Parents, especially those in lower-income households, said they were doing a lot better financially last year, and the government’s expanded child-tax credits may have played a significant part in that.
That’s according to a Federal Reserve report, based on on the annual national Survey of Household Economics and Decisionmaking (SHED), mostly based on data collected last October and November. The report, released Monday, found that the share of Americans who said they were able to cover $400 in emergency expenses, using cash or its equivalents, reached a 9-year-high.
Lawmakers increased the child-tax credit to a maximum total of $3,600 for children under age 6 and $3,000 for kids between the age of 6 and 17. The CTC was temporarily expanded in 2021 by the American Rescue Plan Act. Families who were eligible for enhanced CTC received advance monthly payments of up to $300 per child under age 6 and up to $250 per child between age 6 and 17.
Parents living with children under age of 18, among others, were one of the groups that has reported experiencing a huge increase in their financial well-being last year. Around three-quarters of parents reported they were doing at least OK, up by 8 percentage points since 2020 — when the pandemic began, although that share was still lower prior to the pandemic. The share for other adults did not decline in 2020.
The authors of the report said the reasons for the increase were likely multifold — most of schools resumed in-person classes, which significantly freed up time and resources for parents who were in need of childcare support. At the same time, government-issued financial relief also contributed to the resources parents had at hand. A majority of parents saw an increase in their monthly income because of the higher child-tax credits.
While most parents with higher-income reported that they saved a larger share of the extra benefit, parents in lower-income households reported that they used the money to pay bills — mostly housing, as well as spending it on their children and/or household food.
As a result, parents with lower incomes reported an even higher increase in financial well-being in 2021 than other parents.

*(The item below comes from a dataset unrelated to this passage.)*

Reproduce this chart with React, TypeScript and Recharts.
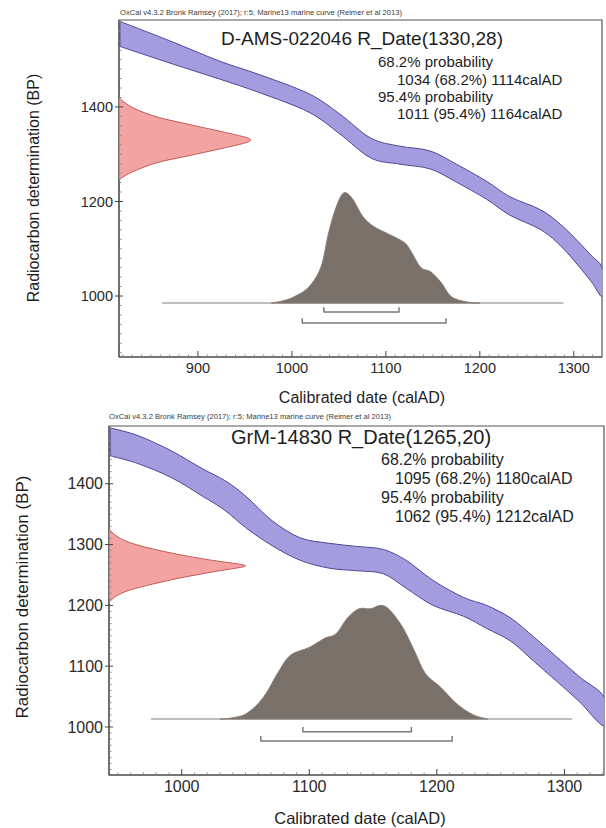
import React from 'react';
import { ComposedChart, Scatter, XAxis, YAxis, ReferenceArea } from 'recharts';

// ---------- Panel 1 data ----------
const p1Header = 'OxCal v4.3.2 Bronk Ramsey (2017); r:5; Marine13 marine curve (Reimer et al 2013)';
const p1Title = 'D-AMS-022046 R_Date(1330,28)';
const p1ProbLines = ['68.2% probability', '1034 (68.2%) 1114calAD', '95.4% probability', '1011 (95.4%) 1164calAD'];
const p1XTicks = [900, 1000, 1100, 1200, 1300];
const p1YTicks = [1000, 1200, 1400];
const p1CurveYears = [817, 870, 923, 966, 1018, 1051, 1084, 1115, 1147, 1175, 1207, 1232, 1265, 1289, 1318, 1330];
const p1CurveUpper = [1581, 1540, 1497, 1468, 1428, 1385, 1334, 1317, 1307, 1279, 1243, 1210, 1182, 1146, 1087, 1059];
const p1CurveLower = [1528, 1493, 1459, 1430, 1389, 1343, 1292, 1279, 1269, 1241, 1205, 1171, 1140, 1100, 1032, 1000];
const p1RDateBP = [1420, 1410, 1395, 1378, 1362, 1346, 1336, 1330, 1324, 1314, 1298, 1283, 1266, 1252, 1245];
const p1RDateProb = [0, 0.04, 0.13, 0.3, 0.55, 0.81, 0.96, 1, 0.96, 0.81, 0.55, 0.3, 0.13, 0.03, 0];
const p1CalYears = [978, 990, 1002, 1018, 1031, 1039, 1047, 1055, 1064, 1076, 1088, 1101, 1119, 1126, 1137, 1148, 1159, 1170, 1187, 1200];
const p1CalProb = [0, 0.02, 0.056, 0.146, 0.33, 0.636, 0.87, 1, 0.953, 0.781, 0.691, 0.635, 0.554, 0.481, 0.326, 0.283, 0.185, 0.056, 0.01, 0];
const p1Range68 = [1034, 1114];
const p1Range95 = [1011, 1164];

// ---------- Panel 2 data ----------
const p2Header = 'OxCal v4.3.2 Bronk Ramsey (2017); r:5; Marine13 marine curve (Reimer et al 2013)';
const p2Title = 'GrM-14830 R_Date(1265,20)';
const p2ProbLines = ['68.2% probability', '1095 (68.2%) 1180calAD', '95.4% probability', '1062 (95.4%) 1212calAD'];
const p2XTicks = [1000, 1100, 1200, 1300];
const p2YTicks = [1000, 1100, 1200, 1300, 1400];
const p2CurveYears = [944, 966, 992, 1016, 1034, 1050, 1071, 1093, 1116, 1137, 1158, 1176, 1197, 1221, 1239, 1258, 1276, 1294, 1312, 1331];
const p2CurveUpper = [1492, 1479, 1454, 1425, 1405, 1380, 1339, 1311, 1302, 1297, 1292, 1274, 1241, 1213, 1200, 1179, 1148, 1115, 1082, 1049];
const p2CurveLower = [1446, 1433, 1410, 1380, 1356, 1328, 1298, 1274, 1261, 1257, 1252, 1228, 1200, 1182, 1162, 1141, 1108, 1075, 1041, 1002];
const p2RDateBP = [1325, 1315, 1305, 1295, 1285, 1275, 1268, 1265, 1262, 1255, 1245, 1235, 1225, 1215, 1205];
const p2RDateProb = [0, 0.05, 0.13, 0.28, 0.48, 0.73, 0.95, 1, 0.95, 0.76, 0.52, 0.32, 0.15, 0.05, 0];
const p2CalYears = [1030, 1039, 1051, 1064, 1075, 1085, 1100, 1112, 1121, 1130, 1139, 1148, 1156, 1163, 1173, 1182, 1191, 1203, 1215, 1228, 1240];
const p2CalProb = [0, 0.01, 0.05, 0.19, 0.4, 0.56, 0.63, 0.71, 0.75, 0.89, 0.97, 0.97, 1, 0.96, 0.81, 0.61, 0.4, 0.28, 0.14, 0.04, 0];
const p2Range68 = [1095, 1180];
const p2Range95 = [1062, 1212];

const xTitle = 'Calibrated date (calAD)';
const yTitle = 'Radiocarbon determination (BP)';

const FONT = '"Liberation Sans", Arial, Helvetica, sans-serif';

type Layout = {
  top: number; height: number;
  margin: { top: number; right: number; bottom: number; left: number };
  xDomain: [number, number]; yDomain: [number, number];
  xMinorStep: number; yMinorStep: number;
  calBase: number; calHeight: number; redWidth: number;
  lineFrom: number; lineTo: number;
  bracket68: number; bracket95: number; bracketTick: number;
  tickFont: number; xTickMargin: number;
  header: { x: number; y: number };
  title: { x: number; y: number; size: number };
  prob: { x1: number; x2: number; ys: number[]; size: number };
  xt: { x: number; y: number; size: number };
  yt: { x: number; y: number; size: number };
};

type Data = {
  header: string; title: string; probLines: string[];
  xTicks: number[]; yTicks: number[];
  curveYears: number[]; curveUpper: number[]; curveLower: number[];
  rBP: number[]; rProb: number[];
  calYears: number[]; calProb: number[];
  r68: number[]; r95: number[];
};

const layout1: Layout = {
  top: 0, height: 410,
  margin: { top: 20, right: 4, bottom: 13, left: 69 },
  xDomain: [816, 1330], yDomain: [871, 1584],
  xMinorStep: 10, yMinorStep: 20,
  calBase: 985, calHeight: 233, redWidth: 140,
  lineFrom: 862, lineTo: 1289,
  bracket68: 966, bracket95: 943, bracketTick: 10,
  tickFont: 14.5, xTickMargin: 2,
  header: { x: 120, y: 13 },
  title: { x: 362, y: 38, size: 19 },
  prob: { x1: 378, x2: 397, ys: [61, 79, 96, 113], size: 15 },
  xt: { x: 362, y: 398, size: 16 },
  yt: { x: 34, y: 188, size: 16 },
};

const layout2: Layout = {
  top: 400, height: 428,
  margin: { top: 26, right: 2, bottom: 13, left: 59 },
  xDomain: [943, 1331], yDomain: [921, 1495],
  xMinorStep: 10, yMinorStep: 10,
  calBase: 1013, calHeight: 187, redWidth: 107,
  lineFrom: 976, lineTo: 1306,
  bracket68: 992, bracket95: 977, bracketTick: 8,
  tickFont: 16, xTickMargin: 5,
  header: { x: 109, y: 417 },
  title: { x: 361, y: 437, size: 20 },
  prob: { x1: 381, x2: 395, ys: [460, 479, 498, 517], size: 16 },
  xt: { x: 360, y: 818, size: 16.5 },
  yt: { x: 22, y: 597, size: 17 },
};

// tick positions (majors are the labelled values, minors are unlabelled marks)
const tickList = (domain: [number, number], step: number) => {
  const out: number[] = [];
  for (let v = Math.ceil(domain[0] / step) * step; v < domain[1]; v += step) out.push(v);
  return out;
};

// path through the points that the Scatter series has placed with its axis scales
const shapePath = (fill: string, stroke: string, width: number, close: boolean, smooth: boolean) => (props: any) => {
  const pts = (props && props.points) || [];
  if (!pts.length) return <g />;
  let d = `M${pts[0].x},${pts[0].y}`;
  for (let i = 0; i < pts.length - 1; i++) {
    const p1 = pts[i];
    const p2 = pts[i + 1];
    if (!smooth) { d += ` L${p2.x},${p2.y}`; continue; }
    const p0 = pts[i - 1] || p1;
    const p3 = pts[i + 2] || p2;
    const c1x = p1.x + (p2.x - p0.x) / 6;
    const c1y = p1.y + (p2.y - p0.y) / 6;
    const c2x = p2.x - (p3.x - p1.x) / 6;
    const c2y = p2.y - (p3.y - p1.y) / 6;
    d += ` C${c1x},${c1y} ${c2x},${c2y} ${p2.x},${p2.y}`;
  }
  if (close) d += ' Z';
  return <path d={d} fill={fill} stroke={stroke} strokeWidth={width} strokeLinejoin="round" />;
};

const noDot = () => <g />;

const makeXTick = (majors: number[], font: number, margin: number) => (props: any) => {
  const { x, y, payload } = props;
  const v = payload.value;
  const major = majors.includes(v);
  const axisY = y - margin;
  return (
    <g>
      <line x1={x} x2={x} y1={axisY} y2={axisY - (major ? 6 : 2.5)} stroke={major ? '#444' : '#888'} strokeWidth={1} />
      {major && (
        <text x={x} y={axisY + 6} dy="0.71em" textAnchor="middle" fontSize={font} fill="#2a2a2a" fontFamily={FONT}>{v}</text>
      )}
    </g>
  );
};

const makeYTick = (majors: number[], font: number, margin: number) => (props: any) => {
  const { x, y, payload } = props;
  const v = payload.value;
  const major = majors.includes(v);
  const axisX = x + margin;
  return (
    <g>
      <line x1={major ? axisX - 4 : axisX} x2={axisX + (major ? 4 : 2.5)} y1={y} y2={y} stroke={major ? '#444' : '#888'} strokeWidth={1} />
      {major && (
        <text x={axisX - 6} y={y} dy="0.355em" textAnchor="end" fontSize={font} fill="#2a2a2a" fontFamily={FONT}>{v}</text>
      )}
    </g>
  );
};

function Panel({ d, l }: { d: Data; l: Layout }) {
  const band = [
    ...d.curveYears.map((x, i) => ({ x, y: d.curveUpper[i] })),
    ...d.curveYears.map((x, i) => ({ x, y: d.curveLower[i] })).reverse(),
  ];
  const red = d.rBP.map((y, i) => ({ x: l.xDomain[0] + d.rProb[i] * l.redWidth, y }));
  const cal = d.calYears.map((x, i) => ({ x, y: l.calBase + d.calProb[i] * l.calHeight }));
  const base = [{ x: l.lineFrom, y: l.calBase }, { x: l.lineTo, y: l.calBase }];
  const br = (r: number[], y: number) => [
    { x: r[0], y: y + l.bracketTick }, { x: r[0], y }, { x: r[1], y }, { x: r[1], y: y + l.bracketTick },
  ];
  const xAll = tickList(l.xDomain, l.xMinorStep);
  const yAll = tickList(l.yDomain, l.yMinorStep);
  const txt: React.CSSProperties = { position: 'absolute', whiteSpace: 'nowrap', lineHeight: 1, color: '#1e1e1e', fontFamily: FONT };
  return (
    <>
      <div style={{ position: 'absolute', left: 0, top: l.top, width: 606, height: l.height }}>
        <ComposedChart width={606} height={l.height} margin={l.margin}>
          <XAxis type="number" dataKey="x" domain={l.xDomain} allowDataOverflow ticks={xAll} interval={0}
            tickSize={0} tickLine={false} tickMargin={l.xTickMargin} tick={makeXTick(d.xTicks, l.tickFont, l.xTickMargin)}
            stroke="#444" height={40} />
          <YAxis type="number" dataKey="y" domain={l.yDomain} allowDataOverflow ticks={yAll} interval={0}
            tickSize={0} tickLine={false} tickMargin={2} tick={makeYTick(d.yTicks, l.tickFont, 2)}
            stroke="#444" width={50} />
          <ReferenceArea x1={l.xDomain[0]} x2={l.xDomain[1]} y1={l.yDomain[0]} y2={l.yDomain[1]}
            fill="none" stroke="#555" strokeWidth={1.2} fillOpacity={0} />
          <Scatter data={band} shape={noDot} line={shapePath('#a39de0', '#4f4796', 1, true, true)} isAnimationActive={false} />
          <Scatter data={red} shape={noDot} line={shapePath('#f4a3a3', '#c25a5a', 1, true, true)} isAnimationActive={false} />
          <Scatter data={base} shape={noDot} line={shapePath('none', '#aaaaaa', 1.5, false, false)} isAnimationActive={false} />
          <Scatter data={cal} shape={noDot} line={shapePath('#797069', '#8a827c', 1, true, true)} isAnimationActive={false} />
          <Scatter data={br(d.r68, l.bracket68)} shape={noDot} line={shapePath('none', '#7a7a7a', 1.5, false, false)} isAnimationActive={false} />
          <Scatter data={br(d.r95, l.bracket95)} shape={noDot} line={shapePath('none', '#7a7a7a', 1.5, false, false)} isAnimationActive={false} />
        </ComposedChart>
      </div>
      <div style={{ ...txt, left: l.header.x, top: l.header.y, fontSize: 7.6, color: '#3a3a3a', transform: 'translateY(-50%)' }}>{d.header}</div>
      <div style={{ ...txt, left: l.title.x, top: l.title.y, fontSize: l.title.size, transform: 'translate(-50%,-50%)' }}>{d.title}</div>
      {d.probLines.map((s, i) => (
        <div key={i} style={{ ...txt, left: i % 2 === 0 ? l.prob.x1 : l.prob.x2, top: l.prob.ys[i], fontSize: l.prob.size, transform: 'translateY(-50%)' }}>{s}</div>
      ))}
      <div style={{ ...txt, left: l.xt.x, top: l.xt.y, fontSize: l.xt.size, transform: 'translate(-50%,-50%)' }}>{xTitle}</div>
      <div style={{ ...txt, left: l.yt.x, top: l.yt.y, fontSize: l.yt.size, transform: 'translate(-50%,-50%) rotate(-90deg)' }}>{yTitle}</div>
    </>
  );
}

const data1: Data = {
  header: p1Header, title: p1Title, probLines: p1ProbLines, xTicks: p1XTicks, yTicks: p1YTicks,
  curveYears: p1CurveYears, curveUpper: p1CurveUpper, curveLower: p1CurveLower,
  rBP: p1RDateBP, rProb: p1RDateProb, calYears: p1CalYears, calProb: p1CalProb, r68: p1Range68, r95: p1Range95,
};
const data2: Data = {
  header: p2Header, title: p2Title, probLines: p2ProbLines, xTicks: p2XTicks, yTicks: p2YTicks,
  curveYears: p2CurveYears, curveUpper: p2CurveUpper, curveLower: p2CurveLower,
  rBP: p2RDateBP, rProb: p2RDateProb, calYears: p2CalYears, calProb: p2CalProb, r68: p2Range68, r95: p2Range95,
};

export default function App() {
  return (
    <div style={{ position: 'absolute', left: 0, top: 0, width: 606, height: 828, background: '#fff', overflow: 'hidden' }}>
      <Panel d={data1} l={layout1} />
      <Panel d={data2} l={layout2} />
    </div>
  );
}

For those with an annual income under $25,000, the share of parents who reported feeling “at least OK” rose by 13 percentage points in 2021 to 53%.
The authors also pointed out that because some parents were able to save the child tax credit — or at least part of it — it potentially boosted their ability to cover an emergency expense.
Government officials said in a press call on Monday that the increased financial well-being for parents is due to a variety of factors, and they could not single out if the expanded child-tax credit was the major reason behind that.
The expanded version of child-tax credit ended last December with the credit returning to a maximum of $2,000 in 2022. During the final days of the extra credit, some parents became increasingly worried about rising prices due to inflation.
However, advocacy groups have underscored the significance in those checks helping low-income families.
The Economic Security Project, an advocacy organization working to expand the child tax credit and other government tax breaks and benefits, released its own poll of 1,214 adults, using the same set of questions in the SHED report.
More adults (49%) were unable to cover that $400 emergency expense in May 2022 — versus 32%, per the Fed’s own survey of 11,000 adults in November 2021.